You also want to show your own interest, so the adult – their questions that they're asking, if they show their own interest in what the child is doing, that's going to help continue the conversation. You can also think about matching the energy level of the child. Maybe they're really thoughtfully playing with something and kind of quiet. You can kind of match that tone. You can come down to their level, match that sort of inquisitive quiet tone, or if it's got lots of energy, you can join them in that.
On the flip side, we're thinking about closed-ended questions, so closed-ended questions tend to only have kind of one right answer, and they sometimes are intended … They come across almost like a test, and these tend to stop conversation, so here is some examples: “What is this called? Are you having fun? Did you play in the block area? That's a large tree, isn't it?” And there's nothing wrong, necessarily, with asking close-ended questions. Sometimes, they can kind of break the ice or get a shy child to kind of warm up a little bit, so it's not that you should never use close-ended questions, but it's something to be aware of. If you're trying to extend the conversation with the child that doesn't seem to be working, maybe try switching that up.
In general, questions that stop conversations, they have a few things in common. Like I said before, sometimes they come across as a test like you're quizzing the child, and they often are rhetorical, or it's sort of like it doesn't matter if the child even responds. They pick up on that, and they might not respond with a lot of -- more than just one word or something like that. They also might be either too simple or too complex, so perhaps the question might not be at an appropriate developmental level for that child's language and communication skills, for example, and this isn't really going to stimulate conversation.

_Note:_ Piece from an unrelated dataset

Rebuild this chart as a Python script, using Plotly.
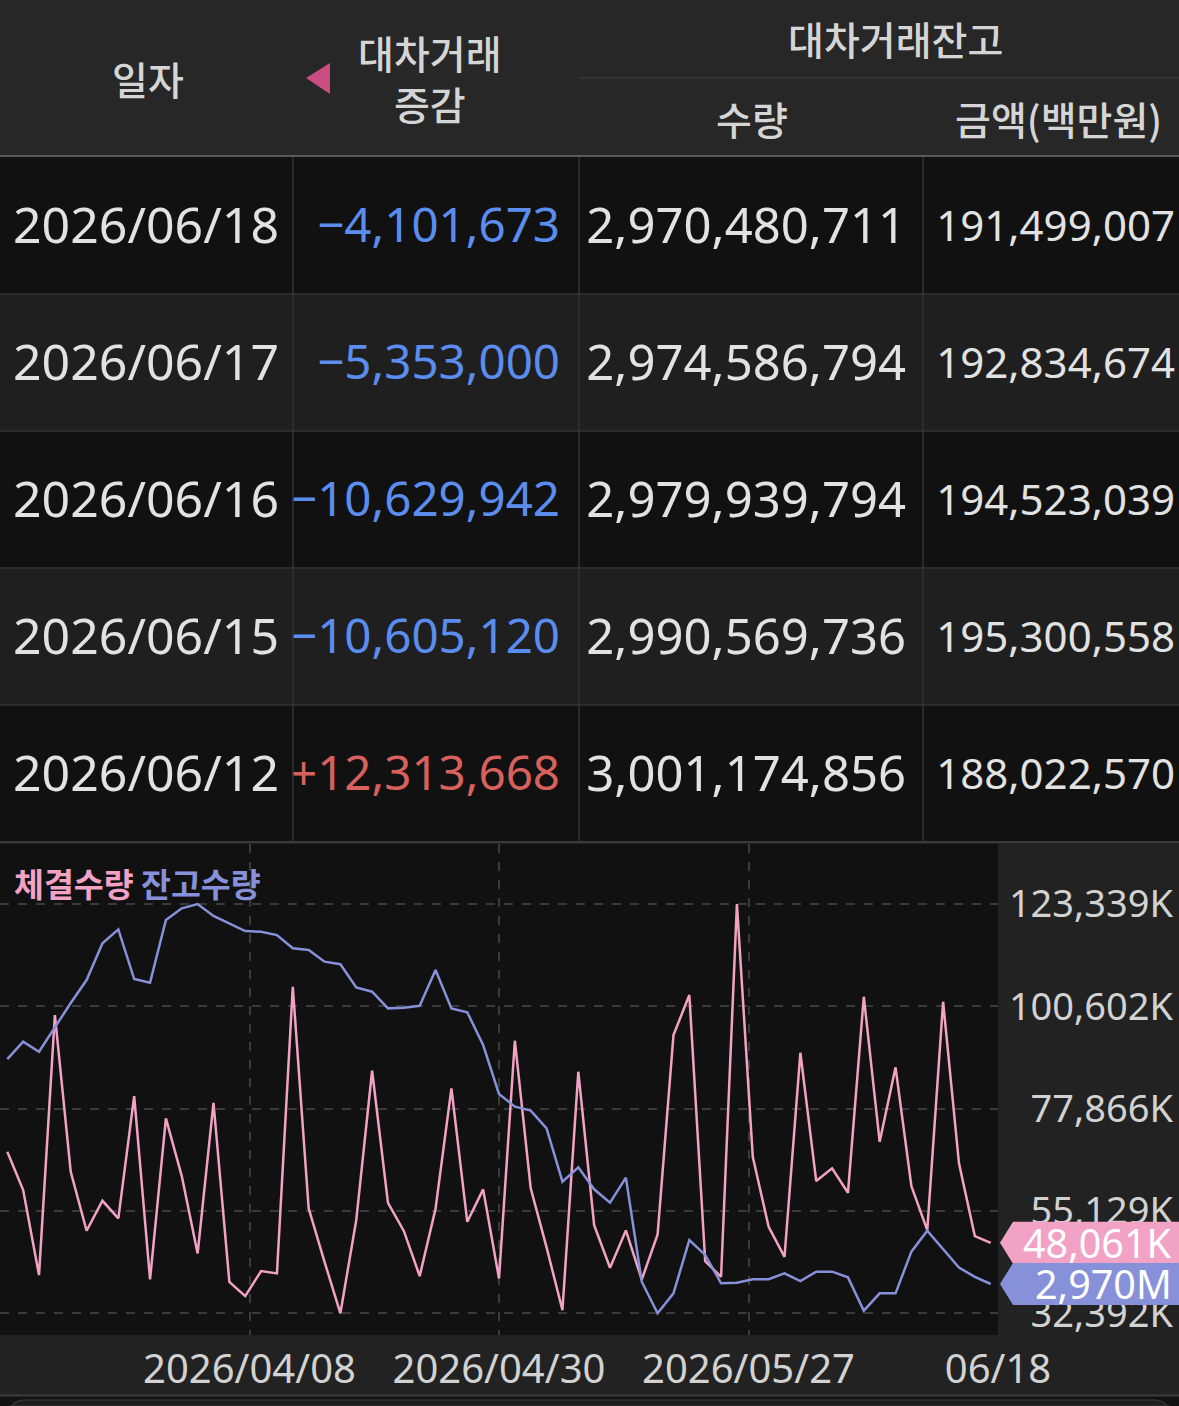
import plotly.graph_objects as go

W, H = 1179, 1406

# ---- table data (latest first) ----
tbl_dates = ["2026/06/18", "2026/06/17", "2026/06/16", "2026/06/15", "2026/06/12"]
tbl_change = [-4101673, -5353000, -10629942, -10605120, 12313668]
tbl_qty = [2970480711, 2974586794, 2979939794, 2990569736, 3001174856]
tbl_amount = [191499007, 192834674, 194523039, 195300558, 188022570]

# ---- chart data ----
dates = [
    "2026/03/18", "2026/03/19", "2026/03/20", "2026/03/23", "2026/03/24", "2026/03/25",
    "2026/03/26", "2026/03/27", "2026/03/30", "2026/03/31", "2026/04/01", "2026/04/02",
    "2026/04/03", "2026/04/06", "2026/04/07", "2026/04/08", "2026/04/09", "2026/04/10",
    "2026/04/13", "2026/04/14", "2026/04/15", "2026/04/16", "2026/04/17", "2026/04/20",
    "2026/04/21", "2026/04/22", "2026/04/23", "2026/04/24", "2026/04/27", "2026/04/28",
    "2026/04/29", "2026/04/30", "2026/05/04", "2026/05/06", "2026/05/07", "2026/05/08",
    "2026/05/11", "2026/05/12", "2026/05/13", "2026/05/14", "2026/05/15", "2026/05/18",
    "2026/05/19", "2026/05/20", "2026/05/21", "2026/05/22", "2026/05/26", "2026/05/27",
    "2026/05/28", "2026/05/29", "2026/06/01", "2026/06/02", "2026/06/04", "2026/06/05",
    "2026/06/08", "2026/06/09", "2026/06/10", "2026/06/11", "2026/06/12", "2026/06/15",
    "2026/06/16", "2026/06/17", "2026/06/18",
]
# 체결수량 (thousand shares)
volume_k = [
    68285, 59773, 40881, 98668, 63840, 50727, 57394, 53482, 80665, 39925,
    75709, 62884, 45704, 79176, 39391, 36213, 41770, 41258, 104958, 55705,
    43837, 32392, 53105, 86288, 56950, 50690, 40658, 55640, 82376, 52727,
    59928, 40147, 92956, 60150, 47037, 33101, 86066, 51994, 42503, 50810,
    39870, 49926, 94223, 103113, 43992, 40503, 123339, 67174, 51616, 44948,
    90289, 61773, 64596, 59172, 102735, 70508, 87044, 60662, 50882, 101624,
    65707, 49549, 48061,
]
# 잔고수량 (million shares)
balance_m = [
    3100.0, 3110.0, 3104.2, 3118.6, 3132.3, 3145.5, 3166.7, 3174.7, 3146.1, 3144.0,
    3180.1, 3186.8, 3189.3, 3182.4, 3178.2, 3173.7, 3173.3, 3171.4, 3163.8, 3162.8,
    3156.1, 3154.6, 3141.3, 3138.8, 3129.2, 3129.6, 3130.7, 3151.3, 3129.2, 3126.9,
    3108.1, 3079.9, 3072.6, 3070.3, 3060.1, 3029.4, 3037.7, 3025.0, 3017.3, 3031.7,
    2971.8, 2953.6, 2965.1, 2995.8, 2987.2, 2970.9, 2971.2, 2973.2, 2973.2, 2976.6,
    2972.2, 2977.6, 2977.6, 2974.3, 2955.1, 2965.1, 2965.1, 2989.1, 3001.17, 2990.57,
    2979.94, 2974.59, 2970.48,
]

PINK = "#f2a2c4"
BLUE = "#8791da"
TXT = "#e2e2e2"
NUM_FONT = "Noto Sans"
KR_FONT = "Noto Sans CJK KR"


def px(x):
    return x / W


def py(y):
    return 1 - y / H


# layout geometry in pixels
HEAD_BOT = 156
TBL_TOP, TBL_BOT = 157, 842
CH_TOP, CH_BOT, CH_RIGHT = 844, 1335, 998
col_edges = [0, 293, 579, 923, 1179]
TEXT_DY = 0.035  # nudges cell text down to optical centre

fig = go.Figure()

# ---------------- table ----------------
rows = list(range(len(tbl_dates)))
text_rows = [r + TEXT_DY for r in rows]
fig.add_trace(go.Heatmap(
    x=col_edges, y=rows,
    z=[[r % 2] * 4 for r in rows],
    colorscale=[[0, "#111111"], [1, "#1f1f1f"]], zmin=0, zmax=1,
    showscale=False, hoverinfo="skip", xaxis="x3", yaxis="y3",
))


def signed(v):
    return f"{v:+,}".replace("-", "\u2212")


fig.add_trace(go.Scatter(
    x=[146] * 5, y=text_rows, text=tbl_dates, mode="text", textposition="middle center",
    textfont=dict(family=NUM_FONT, size=50, color=TXT),
    xaxis="x3", yaxis="y3", hoverinfo="skip", cliponaxis=False,
))
fig.add_trace(go.Scatter(
    x=[560] * 5, y=text_rows, text=[signed(v) for v in tbl_change], mode="text",
    textposition="middle left",
    textfont=dict(family=NUM_FONT, size=47.5,
                  color=["#5b8def" if v < 0 else "#d8615d" for v in tbl_change]),
    xaxis="x3", yaxis="y3", hoverinfo="skip", cliponaxis=False,
))
fig.add_trace(go.Scatter(
    x=[906] * 5, y=text_rows, text=[f"{v:,}" for v in tbl_qty], mode="text",
    textposition="middle left",
    textfont=dict(family=NUM_FONT, size=49, color=TXT),
    xaxis="x3", yaxis="y3", hoverinfo="skip", cliponaxis=False,
))
fig.add_trace(go.Scatter(
    x=[1175] * 5, y=text_rows, text=[f"{v:,}" for v in tbl_amount], mode="text",
    textposition="middle left",
    textfont=dict(family=NUM_FONT, size=42, color=TXT),
    xaxis="x3", yaxis="y3", hoverinfo="skip", cliponaxis=False,
))

# ---------------- chart ----------------
n = len(dates)
idx = list(range(n))


def padded(vals):
    lo, hi = min(vals), max(vals)
    span = hi - lo
    return [lo - 0.053 * span, hi + 0.1466 * span]


vol_range = padded(volume_k)
bal_range = padded(balance_m)
vmin, vmax = min(volume_k), max(volume_k)
vol_ticks = [vmin + k * (vmax - vmin) / 4 for k in range(5)]

xpad = 0.46
x_range = [-xpad, n - 1 + xpad]
x_ticks = [x_range[0] + k * (x_range[1] - x_range[0]) / 4 for k in range(1, 5)]
x_ticks[-1] -= 1e-6
x_text = [dates[min(n - 1, round(t))] for t in x_ticks]
x_text[-1] = x_text[-1][5:]

fig.add_trace(go.Scatter(
    x=idx, y=volume_k, mode="lines", name="체결수량",
    line=dict(color=PINK, width=2.5), customdata=dates,
))
fig.add_trace(go.Scatter(
    x=idx, y=balance_m, mode="lines", name="잔고수량", yaxis="y2",
    line=dict(color=BLUE, width=2.5), customdata=dates,
))

ch_dom = [py(CH_BOT), py(CH_TOP)]

shapes = [
    # header background
    dict(type="rect", xref="paper", yref="paper", x0=0, x1=1, y0=py(HEAD_BOT), y1=1,
         fillcolor="#272727", line_width=0, layer="below"),
    dict(type="line", xref="paper", yref="paper", x0=0, x1=1, y0=py(HEAD_BOT), y1=py(HEAD_BOT),
         line=dict(color="#5a5a5a", width=2)),
    dict(type="line", xref="paper", yref="paper", x0=px(579), x1=1, y0=py(78), y1=py(78),
         line=dict(color="#383838", width=1.5)),
    # sort marker
    dict(type="path", xref="paper", yref="paper",
         path=f"M {px(306)},{py(78)} L {px(330)},{py(63)} L {px(330)},{py(94)} Z",
         fillcolor="#c94d80", line_width=0),
    # bottom strip
    dict(type="rect", xref="paper", yref="paper", x0=0, x1=1, y0=0, y1=py(1396),
         fillcolor="#121212", line_width=0),
    dict(type="line", xref="paper", yref="paper", x0=0, x1=1, y0=py(1395.5), y1=py(1395.5),
         line=dict(color="#3c3c3c", width=2)),
    dict(type="path", xref="paper", yref="paper",
         path=(f"M {px(10)},0 L {px(10)},{py(1414)} Q {px(10)},{py(1400)} {px(26)},{py(1400)} "
               f"L {px(1153)},{py(1400)} Q {px(1169)},{py(1400)} {px(1169)},{py(1414)} "
               f"L {px(1169)},0 Z"),
         fillcolor="#1d1d1d", line=dict(color="#333333", width=1.5)),
]

# table grid lines
for xe in col_edges[1:-1]:
    shapes.append(dict(type="line", xref="x3", yref="y3", x0=xe, x1=xe, y0=-0.5, y1=len(rows) - 0.5,
                       line=dict(color="#333333", width=1.5)))
for r in rows[:-1]:
    shapes.append(dict(type="line", xref="x3", yref="y3", x0=0, x1=W, y0=r + 0.5, y1=r + 0.5,
                       line=dict(color="#333333", width=1.5)))
shapes.append(dict(type="line", xref="paper", yref="paper", x0=0, x1=1,
                   y0=py(TBL_BOT), y1=py(TBL_BOT), line=dict(color="#3a3a3a", width=2)))

# price tags at the right edge
annotations = []
for val, rng, color, label in [
    (volume_k[-1], vol_range, PINK, f"{volume_k[-1]:,.0f}K"),
    (balance_m[-1], bal_range, BLUE, f"{balance_m[-1]:,.0f}M"),
]:
    yc = CH_BOT - (val - rng[0]) / (rng[1] - rng[0]) * (CH_BOT - CH_TOP)
    shapes.append(dict(
        type="path", xref="paper", yref="paper",
        path=(f"M {px(1000)},{py(yc)} L {px(1013)},{py(yc - 21)} L 1,{py(yc - 21)} "
              f"L 1,{py(yc + 21)} L {px(1013)},{py(yc + 21)} Z"),
        fillcolor=color, line_width=0, layer="above"))
    annotations.append(dict(
        xref="paper", yref="paper", x=px(1174), y=py(yc), xanchor="right", yanchor="middle",
        text=label, showarrow=False, font=dict(family=NUM_FONT, size=39.5, color="#ffffff")))

# header texts
hdr = dict(family=KR_FONT, size=39, color="#d5d5d5", weight=500)
for x, y, t in [(148, 78, "일자"), (430, 78, "대차거래<br>증감"), (895, 38, "대차거래잔고"),
                (752, 118, "수량"), (1058, 118, "금액(백만원)")]:
    annotations.append(dict(xref="paper", yref="paper", x=px(x), y=py(y), text=t,
                            showarrow=False, font=hdr, xanchor="center", yanchor="middle"))

annotations.append(dict(
    xref="paper", yref="paper", x=px(12), y=py(882), xanchor="left", yanchor="middle",
    showarrow=False, font=dict(family=KR_FONT, size=32.5),
    text=f"<b><span style='color:{PINK}'>체결수량</span> <span style='color:{BLUE}'>잔고수량</span></b>",
))

fig.update_layout(
    width=W, height=H, margin=dict(l=0, r=0, t=0, b=0, pad=0), autosize=False,
    paper_bgcolor="#222222", plot_bgcolor="#111111", showlegend=False,
    xaxis=dict(domain=[0, CH_RIGHT / W], range=x_range, anchor="y", automargin=False,
               tickvals=x_ticks, ticktext=x_text, ticks="", ticklabelstandoff=7,
               tickfont=dict(family=NUM_FONT, size=40, color="#d2d2d2"),
               showgrid=True, gridcolor="#3a3a3a", griddash="dash", gridwidth=1.5,
               zeroline=False, showline=False),
    yaxis=dict(domain=ch_dom, range=vol_range, anchor="free", position=1, side="left",
               automargin=False,
               tickvals=vol_ticks, ticktext=[f"{v:,.0f}K" for v in vol_ticks],
               ticks="", ticklabelstandoff=6,
               tickfont=dict(family=NUM_FONT, size=38, color="#d2d2d2"),
               showgrid=True, gridcolor="#3a3a3a", griddash="dash", gridwidth=1.5,
               zeroline=False, showline=False),
    yaxis2=dict(domain=ch_dom, range=bal_range, overlaying="y", visible=False,
                automargin=False),
    xaxis3=dict(domain=[0, 1], range=[0, W], anchor="y3", visible=False, automargin=False),
    yaxis3=dict(domain=[py(TBL_BOT), py(TBL_TOP)], range=[len(rows) - 0.5, -0.5],
                anchor="x3", visible=False, automargin=False),
    shapes=shapes, annotations=annotations,
)

page_fix = (
    "document.documentElement.style.overflow='hidden';"
    "document.body.style.margin='0';document.body.style.overflow='hidden';"
)

fig.write_html("out.html", post_script=page_fix,
               config={"responsive": False, "displayModeBar": False})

OK, we're going to take a look at an example next. First, we have an example of a pretty short conversation between a teacher and a preschool-aged child named Kelly. The teacher says, "Kelly, what are you working on?" "I don't know.” "You don't know?” "No.” It's a pretty short conversation, and you'll note that the teacher follows up with a closed question, so it only requires a one-word answer. Again, closed questions, they don't really work well to kind of continue the conversation. OK, here is a second example of where the teacher uses some open-ended questions and also some extension to continue the conversation with the child. The teacher starts, "Kelly, what are you working on?” "I don't know." "You don't know? Tell me about what you're making.” "A flower," and then it continues. "Oh, you're making a flower with some petals and some leaves.” "Yeah, I love my flower.” "I do, too. It looks like a tulip.” You'll notice that she has some extensions there that helps continue that conversation, but her follow-up question, that first invitation, was open-ended. She …"You don't know? Tell me about what you're making," and this elicits a response that she can build on with that extension. She can build on what the child says, so this is a great strategy for continuing conversations with young children: an open-ended question and then some extension.
OK, it's time for us to watch a video, so here is an example of a teacher using a whole suite of strategies, some questions, some not, some extension, and she's in an outdoor play environment with a small group of preschoolers. As we watch this, pay attention to what kinds of questions she's asking. Are they open? Are they closed, and what else do you notice about -- Are the questions she's asking … Are they kind of extending conversations? How do the children respond to what kinds of questions she asks?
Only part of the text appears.